Output all the data exactly. Pictures do not belong in the copy.

-*-*-

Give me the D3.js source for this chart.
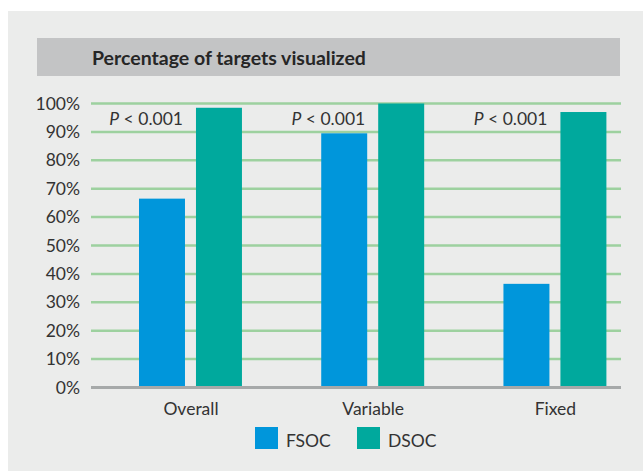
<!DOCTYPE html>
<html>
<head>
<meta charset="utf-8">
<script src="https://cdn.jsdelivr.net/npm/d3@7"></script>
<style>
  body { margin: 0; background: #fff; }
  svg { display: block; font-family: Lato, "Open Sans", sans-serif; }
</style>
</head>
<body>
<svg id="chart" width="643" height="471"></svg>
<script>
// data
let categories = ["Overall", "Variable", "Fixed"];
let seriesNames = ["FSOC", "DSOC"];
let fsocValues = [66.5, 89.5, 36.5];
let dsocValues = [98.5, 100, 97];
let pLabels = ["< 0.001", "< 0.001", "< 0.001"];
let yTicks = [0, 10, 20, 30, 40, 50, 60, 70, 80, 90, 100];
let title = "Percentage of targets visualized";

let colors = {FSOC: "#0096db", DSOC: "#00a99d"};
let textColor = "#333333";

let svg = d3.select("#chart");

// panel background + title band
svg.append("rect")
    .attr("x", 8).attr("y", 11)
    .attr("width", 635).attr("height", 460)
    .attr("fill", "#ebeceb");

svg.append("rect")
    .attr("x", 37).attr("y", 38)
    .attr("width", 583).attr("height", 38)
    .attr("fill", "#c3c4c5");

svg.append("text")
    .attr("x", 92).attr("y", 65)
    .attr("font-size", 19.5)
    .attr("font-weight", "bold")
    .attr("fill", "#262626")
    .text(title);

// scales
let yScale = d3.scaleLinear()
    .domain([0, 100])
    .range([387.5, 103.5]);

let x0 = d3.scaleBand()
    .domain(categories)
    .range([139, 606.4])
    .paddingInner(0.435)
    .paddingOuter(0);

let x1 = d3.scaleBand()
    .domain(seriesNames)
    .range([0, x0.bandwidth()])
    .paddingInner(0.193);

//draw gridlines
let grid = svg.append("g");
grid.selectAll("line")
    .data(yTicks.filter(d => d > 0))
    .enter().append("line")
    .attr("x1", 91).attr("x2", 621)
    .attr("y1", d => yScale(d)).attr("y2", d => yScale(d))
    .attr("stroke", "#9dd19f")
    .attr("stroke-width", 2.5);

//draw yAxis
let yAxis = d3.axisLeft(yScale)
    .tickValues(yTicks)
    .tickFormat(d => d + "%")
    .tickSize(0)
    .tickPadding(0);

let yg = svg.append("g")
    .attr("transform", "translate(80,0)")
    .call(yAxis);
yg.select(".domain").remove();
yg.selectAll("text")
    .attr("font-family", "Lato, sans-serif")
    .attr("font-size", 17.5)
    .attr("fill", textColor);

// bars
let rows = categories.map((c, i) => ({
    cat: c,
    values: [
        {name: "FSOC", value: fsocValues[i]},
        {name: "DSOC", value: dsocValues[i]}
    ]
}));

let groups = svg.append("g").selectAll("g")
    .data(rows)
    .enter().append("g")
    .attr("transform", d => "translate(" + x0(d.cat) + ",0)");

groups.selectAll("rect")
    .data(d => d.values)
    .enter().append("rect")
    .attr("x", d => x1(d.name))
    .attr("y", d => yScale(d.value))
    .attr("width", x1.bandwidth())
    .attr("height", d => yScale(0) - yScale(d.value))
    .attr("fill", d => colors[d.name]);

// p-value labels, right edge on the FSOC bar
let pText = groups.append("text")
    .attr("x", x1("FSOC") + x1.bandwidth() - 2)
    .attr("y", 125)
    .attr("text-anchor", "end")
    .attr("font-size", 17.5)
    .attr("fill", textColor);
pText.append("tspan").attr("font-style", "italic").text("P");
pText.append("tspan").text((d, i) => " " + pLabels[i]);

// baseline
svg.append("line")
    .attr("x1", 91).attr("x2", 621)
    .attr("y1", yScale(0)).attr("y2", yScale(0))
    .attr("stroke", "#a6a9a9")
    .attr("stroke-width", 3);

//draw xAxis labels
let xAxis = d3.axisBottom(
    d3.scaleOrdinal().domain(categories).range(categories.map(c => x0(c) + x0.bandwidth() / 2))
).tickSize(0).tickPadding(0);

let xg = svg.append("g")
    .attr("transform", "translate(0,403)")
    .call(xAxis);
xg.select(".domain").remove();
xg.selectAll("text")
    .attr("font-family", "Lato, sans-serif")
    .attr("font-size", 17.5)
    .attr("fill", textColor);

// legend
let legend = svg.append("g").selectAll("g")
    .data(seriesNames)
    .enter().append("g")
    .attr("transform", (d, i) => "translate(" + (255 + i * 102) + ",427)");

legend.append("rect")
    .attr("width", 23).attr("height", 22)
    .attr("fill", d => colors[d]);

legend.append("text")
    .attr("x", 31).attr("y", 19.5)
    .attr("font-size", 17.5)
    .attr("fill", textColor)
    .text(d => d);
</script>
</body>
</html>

-*-*-

Solution to the problem:
Give me the D3.js source for this chart.
<!DOCTYPE html>
<html>
<head>
<meta charset="utf-8">
<script src="https://cdn.jsdelivr.net/npm/d3@7"></script>
<style>
  body { margin: 0; background: #fff; }
  svg { display: block; font-family: Lato, "Open Sans", sans-serif; }
</style>
</head>
<body>
<svg id="chart" width="643" height="471"></svg>
<script>
// data
let categories = ["Overall", "Variable", "Fixed"];
let seriesNames = ["FSOC", "DSOC"];
let fsocValues = [66.5, 89.5, 36.5];
let dsocValues = [98.5, 100, 97];
let pLabels = ["< 0.001", "< 0.001", "< 0.001"];
let yTicks = [0, 10, 20, 30, 40, 50, 60, 70, 80, 90, 100];
let title = "Percentage of targets visualized";

let colors = {FSOC: "#0096db", DSOC: "#00a99d"};
let textColor = "#333333";

let svg = d3.select("#chart");

// panel background + title band
svg.append("rect")
    .attr("x", 8).attr("y", 11)
    .attr("width", 635).attr("height", 460)
    .attr("fill", "#ebeceb");

svg.append("rect")
    .attr("x", 37).attr("y", 38)
    .attr("width", 583).attr("height", 38)
    .attr("fill", "#c3c4c5");

svg.append("text")
    .attr("x", 92).attr("y", 65)
    .attr("font-size", 19.5)
    .attr("font-weight", "bold")
    .attr("fill", "#262626")
    .text(title);

// scales
let yScale = d3.scaleLinear()
    .domain([0, 100])
    .range([387.5, 103.5]);

let x0 = d3.scaleBand()
    .domain(categories)
    .range([139, 606.4])
    .paddingInner(0.435)
    .paddingOuter(0);

let x1 = d3.scaleBand()
    .domain(seriesNames)
    .range([0, x0.bandwidth()])
    .paddingInner(0.193);

//draw gridlines
let grid = svg.append("g");
grid.selectAll("line")
    .data(yTicks.filter(d => d > 0))
    .enter().append("line")
    .attr("x1", 91).attr("x2", 621)
    .attr("y1", d => yScale(d)).attr("y2", d => yScale(d))
    .attr("stroke", "#9dd19f")
    .attr("stroke-width", 2.5);

//draw yAxis
let yAxis = d3.axisLeft(yScale)
    .tickValues(yTicks)
    .tickFormat(d => d + "%")
    .tickSize(0)
    .tickPadding(0);

let yg = svg.append("g")
    .attr("transform", "translate(80,0)")
    .call(yAxis);
yg.select(".domain").remove();
yg.selectAll("text")
    .attr("font-family", "Lato, sans-serif")
    .attr("font-size", 17.5)
    .attr("fill", textColor);

// bars
let rows = categories.map((c, i) => ({
    cat: c,
    values: [
        {name: "FSOC", value: fsocValues[i]},
        {name: "DSOC", value: dsocValues[i]}
    ]
}));

let groups = svg.append("g").selectAll("g")
    .data(rows)
    .enter().append("g")
    .attr("transform", d => "translate(" + x0(d.cat) + ",0)");

groups.selectAll("rect")
    .data(d => d.values)
    .enter().append("rect")
    .attr("x", d => x1(d.name))
    .attr("y", d => yScale(d.value))
    .attr("width", x1.bandwidth())
    .attr("height", d => yScale(0) - yScale(d.value))
    .attr("fill", d => colors[d.name]);

// p-value labels, right edge on the FSOC bar
let pText = groups.append("text")
    .attr("x", x1("FSOC") + x1.bandwidth() - 2)
    .attr("y", 125)
    .attr("text-anchor", "end")
    .attr("font-size", 17.5)
    .attr("fill", textColor);
pText.append("tspan").attr("font-style", "italic").text("P");
pText.append("tspan").text((d, i) => " " + pLabels[i]);

// baseline
svg.append("line")
    .attr("x1", 91).attr("x2", 621)
    .attr("y1", yScale(0)).attr("y2", yScale(0))
    .attr("stroke", "#a6a9a9")
    .attr("stroke-width", 3);

//draw xAxis labels
let xAxis = d3.axisBottom(
    d3.scaleOrdinal().domain(categories).range(categories.map(c => x0(c) + x0.bandwidth() / 2))
).tickSize(0).tickPadding(0);

let xg = svg.append("g")
    .attr("transform", "translate(0,403)")
    .call(xAxis);
xg.select(".domain").remove();
xg.selectAll("text")
    .attr("font-family", "Lato, sans-serif")
    .attr("font-size", 17.5)
    .attr("fill", textColor);

// legend
let legend = svg.append("g").selectAll("g")
    .data(seriesNames)
    .enter().append("g")
    .attr("transform", (d, i) => "translate(" + (255 + i * 102) + ",427)");

legend.append("rect")
    .attr("width", 23).attr("height", 22)
    .attr("fill", d => colors[d]);

legend.append("text")
    .attr("x", 31).attr("y", 19.5)
    .attr("font-size", 17.5)
    .attr("fill", textColor)
    .text(d => d);
</script>
</body>
</html>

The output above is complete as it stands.